Can you write out all the lines word for word, with no pictures?

※ ※ ※

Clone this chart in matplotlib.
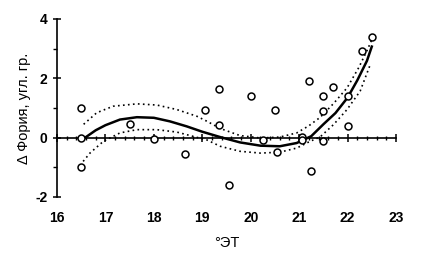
import matplotlib
matplotlib.use('Agg')
import matplotlib.pyplot as plt
from matplotlib.ticker import MultipleLocator

plt.rcParams['font.family'] = ['Liberation Sans', 'DejaVu Sans']
plt.rcParams['axes.unicode_minus'] = False

# измеренные точки
temp = [16.5, 16.5, 16.5, 17.5, 18.0, 18.65, 19.05, 19.35, 19.35, 19.55,
        20.0, 20.25, 20.5, 20.55, 21.05, 21.05, 21.2, 21.25, 21.5, 21.5,
        21.5, 21.7, 22.0, 22.0, 22.3, 22.5]
phoria = [1.0, 0.0, -1.0, 0.47, -0.05, -0.55, 0.94, 1.64, 0.43, -1.59,
          1.42, -0.08, 0.92, -0.49, 0.03, -0.08, 1.91, -1.11, 1.39, 0.89,
          -0.11, 1.71, 1.39, 0.38, 2.93, 3.41]

# линия регрессии
fit_x = [16.58, 16.8, 17.0, 17.3, 17.65, 18.0, 18.33, 18.68, 19.0, 19.37,
         19.78, 20.2, 20.6, 20.95, 21.25, 21.5, 21.75, 22.0, 22.2, 22.4, 22.5]
fit_y = [0.0, 0.25, 0.42, 0.61, 0.69, 0.67, 0.55, 0.38, 0.2, 0.02,
         -0.16, -0.27, -0.29, -0.18, 0.05, 0.45, 0.83, 1.35, 1.93, 2.59, 3.07]

# доверительный интервал
upper_x = [16.55, 16.82, 17.16, 17.65, 18.06, 18.47, 18.89, 19.1, 19.37, 19.78,
           20.2, 20.6, 20.95, 21.2, 21.43, 21.71, 21.99, 22.23, 22.4, 22.5]
upper_y = [0.45, 0.84, 1.06, 1.14, 1.10, 0.95, 0.72, 0.55, 0.31, 0.07,
           -0.01, 0.02, 0.16, 0.40, 0.68, 1.15, 1.68, 2.36, 2.93, 3.3]
lower_x = [16.54, 16.68, 16.96, 17.3, 17.65, 18.06, 18.47, 18.89, 19.1, 19.37,
           19.78, 20.2, 20.6, 20.95, 21.23, 21.43, 21.71, 21.99, 22.26, 22.47]
lower_y = [-0.80, -0.52, -0.12, 0.16, 0.27, 0.27, 0.19, 0.01, -0.08, -0.29,
           -0.46, -0.52, -0.49, -0.35, -0.12, 0.02, 0.44, 0.95, 1.57, 2.47]

fig = plt.figure(figsize=(4.25, 2.57), dpi=100)
ax = fig.add_axes([57 / 425, 60 / 257, 339 / 425, 178 / 257])

ax.plot(upper_x, upper_y, color='black', lw=1.2, ls=(0, (1, 2)))
ax.plot(lower_x, lower_y, color='black', lw=1.2, ls=(0, (1, 2)))
ax.plot(fit_x, fit_y, color='black', lw=1.8)
ax.plot(temp, phoria, 'o', mfc='white', mec='black', ms=5, mew=1.1,
        clip_on=False, zorder=5)

ax.set_xlim(16, 23)
ax.set_ylim(-2, 4)

ax.spines['top'].set_visible(False)
ax.spines['right'].set_visible(False)
ax.spines['bottom'].set_position(('data', 0))
ax.spines['left'].set_bounds(-2, 4)
for s in ['left', 'bottom']:
    ax.spines[s].set_linewidth(1.2)

ax.xaxis.set_major_locator(MultipleLocator(1))
ax.xaxis.set_minor_locator(MultipleLocator(0.2))
ax.yaxis.set_major_locator(MultipleLocator(2))
ax.yaxis.set_minor_locator(MultipleLocator(1))

ax.tick_params(axis='x', which='major', direction='inout', length=6, width=1.1,
               pad=50, labelsize=10)
ax.tick_params(axis='x', which='minor', direction='inout', length=3.5, width=1.0)
ax.tick_params(axis='y', which='major', direction='inout', length=6, width=1.1,
               pad=4, labelsize=10)
ax.tick_params(axis='y', which='minor', direction='out', length=3, width=1.0)
for lbl in ax.get_xticklabels() + ax.get_yticklabels():
    lbl.set_fontweight('bold')

ax.set_xlabel('°ЭТ', fontsize=10.5, labelpad=8)
ax.set_ylabel('Δ Фория, угл. гр.', fontsize=10.5, labelpad=3)

fig.savefig('out.png', dpi=100)
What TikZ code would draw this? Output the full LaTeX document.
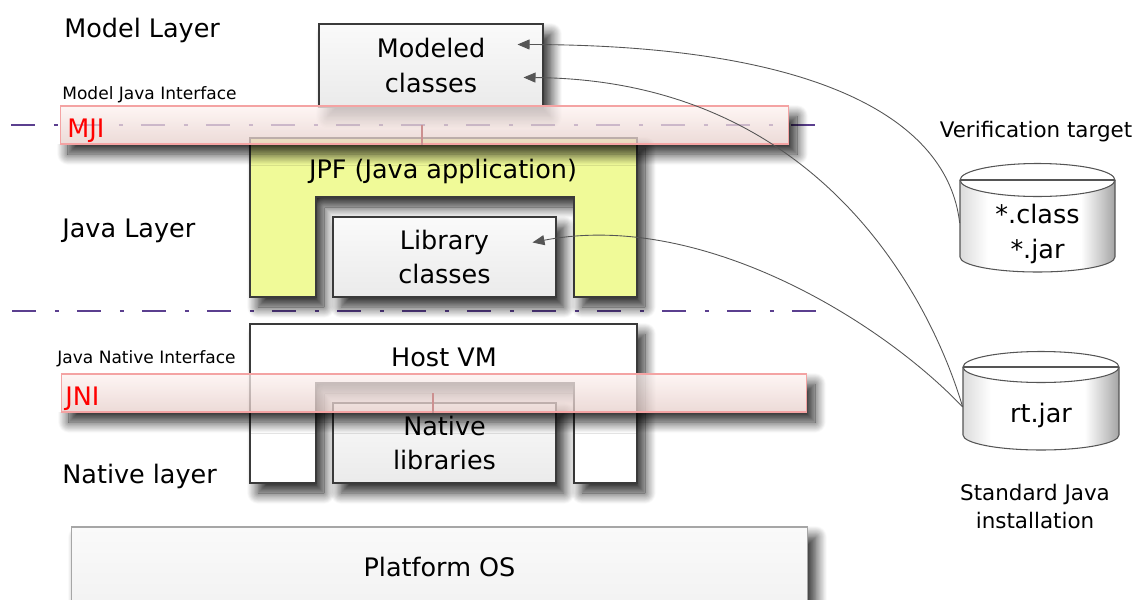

※ ※ ※

▶ EXERCISE SOLUTION:
Clone this chart in matplotlib.
import matplotlib
matplotlib.use('Agg')
import matplotlib.pyplot as plt
from matplotlib.ticker import MultipleLocator

plt.rcParams['font.family'] = ['Liberation Sans', 'DejaVu Sans']
plt.rcParams['axes.unicode_minus'] = False

# измеренные точки
temp = [16.5, 16.5, 16.5, 17.5, 18.0, 18.65, 19.05, 19.35, 19.35, 19.55,
        20.0, 20.25, 20.5, 20.55, 21.05, 21.05, 21.2, 21.25, 21.5, 21.5,
        21.5, 21.7, 22.0, 22.0, 22.3, 22.5]
phoria = [1.0, 0.0, -1.0, 0.47, -0.05, -0.55, 0.94, 1.64, 0.43, -1.59,
          1.42, -0.08, 0.92, -0.49, 0.03, -0.08, 1.91, -1.11, 1.39, 0.89,
          -0.11, 1.71, 1.39, 0.38, 2.93, 3.41]

# линия регрессии
fit_x = [16.58, 16.8, 17.0, 17.3, 17.65, 18.0, 18.33, 18.68, 19.0, 19.37,
         19.78, 20.2, 20.6, 20.95, 21.25, 21.5, 21.75, 22.0, 22.2, 22.4, 22.5]
fit_y = [0.0, 0.25, 0.42, 0.61, 0.69, 0.67, 0.55, 0.38, 0.2, 0.02,
         -0.16, -0.27, -0.29, -0.18, 0.05, 0.45, 0.83, 1.35, 1.93, 2.59, 3.07]

# доверительный интервал
upper_x = [16.55, 16.82, 17.16, 17.65, 18.06, 18.47, 18.89, 19.1, 19.37, 19.78,
           20.2, 20.6, 20.95, 21.2, 21.43, 21.71, 21.99, 22.23, 22.4, 22.5]
upper_y = [0.45, 0.84, 1.06, 1.14, 1.10, 0.95, 0.72, 0.55, 0.31, 0.07,
           -0.01, 0.02, 0.16, 0.40, 0.68, 1.15, 1.68, 2.36, 2.93, 3.3]
lower_x = [16.54, 16.68, 16.96, 17.3, 17.65, 18.06, 18.47, 18.89, 19.1, 19.37,
           19.78, 20.2, 20.6, 20.95, 21.23, 21.43, 21.71, 21.99, 22.26, 22.47]
lower_y = [-0.80, -0.52, -0.12, 0.16, 0.27, 0.27, 0.19, 0.01, -0.08, -0.29,
           -0.46, -0.52, -0.49, -0.35, -0.12, 0.02, 0.44, 0.95, 1.57, 2.47]

fig = plt.figure(figsize=(4.25, 2.57), dpi=100)
ax = fig.add_axes([57 / 425, 60 / 257, 339 / 425, 178 / 257])

ax.plot(upper_x, upper_y, color='black', lw=1.2, ls=(0, (1, 2)))
ax.plot(lower_x, lower_y, color='black', lw=1.2, ls=(0, (1, 2)))
ax.plot(fit_x, fit_y, color='black', lw=1.8)
ax.plot(temp, phoria, 'o', mfc='white', mec='black', ms=5, mew=1.1,
        clip_on=False, zorder=5)

ax.set_xlim(16, 23)
ax.set_ylim(-2, 4)

ax.spines['top'].set_visible(False)
ax.spines['right'].set_visible(False)
ax.spines['bottom'].set_position(('data', 0))
ax.spines['left'].set_bounds(-2, 4)
for s in ['left', 'bottom']:
    ax.spines[s].set_linewidth(1.2)

ax.xaxis.set_major_locator(MultipleLocator(1))
ax.xaxis.set_minor_locator(MultipleLocator(0.2))
ax.yaxis.set_major_locator(MultipleLocator(2))
ax.yaxis.set_minor_locator(MultipleLocator(1))

ax.tick_params(axis='x', which='major', direction='inout', length=6, width=1.1,
               pad=50, labelsize=10)
ax.tick_params(axis='x', which='minor', direction='inout', length=3.5, width=1.0)
ax.tick_params(axis='y', which='major', direction='inout', length=6, width=1.1,
               pad=4, labelsize=10)
ax.tick_params(axis='y', which='minor', direction='out', length=3, width=1.0)
for lbl in ax.get_xticklabels() + ax.get_yticklabels():
    lbl.set_fontweight('bold')

ax.set_xlabel('°ЭТ', fontsize=10.5, labelpad=8)
ax.set_ylabel('Δ Фория, угл. гр.', fontsize=10.5, labelpad=3)

fig.savefig('out.png', dpi=100)
What TikZ code would draw this? Output the full LaTeX document.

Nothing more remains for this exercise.